------ Stored data ------

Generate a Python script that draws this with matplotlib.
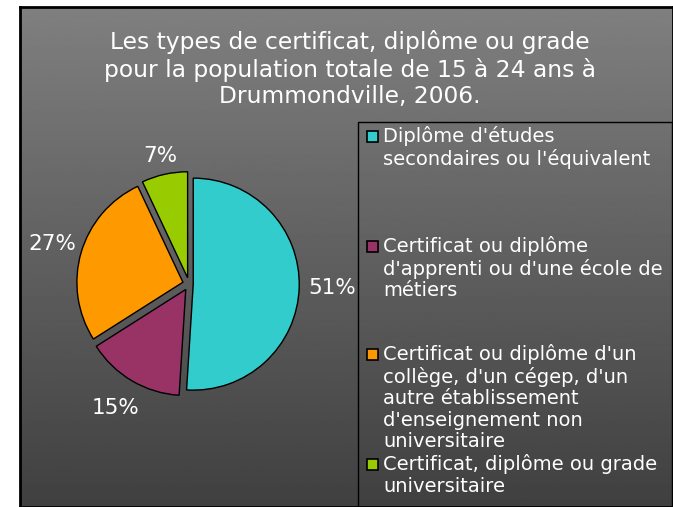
import numpy as np
import matplotlib
matplotlib.use("Agg")
import matplotlib.pyplot as plt
from matplotlib.patches import Rectangle

title = "Les types de certificat, diplôme ou grade\npour la population totale de 15 à 24 ans à\nDrummondville, 2006."
categories = [
    "Diplôme d'études\nsecondaires ou l'équivalent",
    "Certificat ou diplôme\nd'apprenti ou d'une école de\nmétiers",
    "Certificat ou diplôme d'un\ncollège, d'un cégep, d'un\nautre établissement\nd'enseignement non\nuniversitaire",
    "Certificat, diplôme ou grade\nuniversitaire",
]
values = [51, 15, 27, 7]
colors = ["#33CCCC", "#993366", "#FF9900", "#99CC00"]

W, H = 673, 507
fig = plt.figure(figsize=(W / 100, H / 100), dpi=100)
fig.patch.set_facecolor("white")

def fx(px):
    return px / W

def fy(py):
    return 1 - py / H

# background frame with vertical gradient
bg = fig.add_axes([fx(20), 0, fx(673) - fx(20), fy(7)])
grad = np.linspace(0.50, 0.25, 256).reshape(-1, 1)
bg.imshow(grad, aspect="auto", cmap="gray", vmin=0, vmax=1, extent=[0, 1, 0, 1], origin="upper")
bg.set_xticks([]); bg.set_yticks([])
for s in bg.spines.values():
    s.set_color("black"); s.set_linewidth(2)

fig.text(fx(350), fy(69), title, ha="center", va="center", color="white",
         fontsize=16.8, linespacing=1.2, family="DejaVu Sans")

# pie
r = 106
cx, cy = 189, 284
side = 3 * r
ax = fig.add_axes([fx(cx - side / 2), fy(cy + side / 2), side / W, side / H])
wedges, texts, autotexts = ax.pie(
    values, colors=colors, startangle=90, counterclock=False,
    explode=[0.04, 0.06, 0.06, 0.06], radius=1.0,
    autopct="%1.0f%%", pctdistance=1.3,
    wedgeprops=dict(edgecolor="black", linewidth=1.0),
    textprops=dict(color="white", fontsize=15.5, family="DejaVu Sans"),
)
# label distances (like the reference, the narrow label sits a bit closer)
label_dist = [1.31, 1.3, 1.28, 1.18]
for w, t, d in zip(wedges, autotexts, label_dist):
    ang = np.deg2rad((w.theta1 + w.theta2) / 2)
    c = w.center
    t.set_position((c[0] + d * np.cos(ang), c[1] + d * np.sin(ang)))
ax.set_xlim(-1.5, 1.5); ax.set_ylim(-1.5, 1.5)
ax.set_aspect("equal"); ax.axis("off")

# legend box
lx0, ly0, lx1 = 358, 122, 672
fig.patches.append(Rectangle((fx(lx0), 0), fx(lx1) - fx(lx0), fy(ly0), transform=fig.transFigure,
                             facecolor="none", edgecolor="black", linewidth=1.0))
first_line_y = [137, 247, 355, 465]
for lab, col, yy in zip(categories, colors, first_line_y):
    fig.patches.append(Rectangle((fx(367), fy(yy + 5)), 11 / W, 11 / H, transform=fig.transFigure,
                                 facecolor=col, edgecolor="black", linewidth=1.2))
    fig.text(fx(383), fy(yy - 11), lab, ha="left", va="top", color="white",
             fontsize=14, linespacing=1.17, family="DejaVu Sans")

fig.savefig("out.png", dpi=100)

------

Up to and including the line containing "from matplotlib.patches import Rectangle", repeat every line from the start of the data, but none of the pictures.

• Solution to this task:
Generate a Python script that draws this with matplotlib.
import numpy as np
import matplotlib
matplotlib.use("Agg")
import matplotlib.pyplot as plt
from matplotlib.patches import Rectangle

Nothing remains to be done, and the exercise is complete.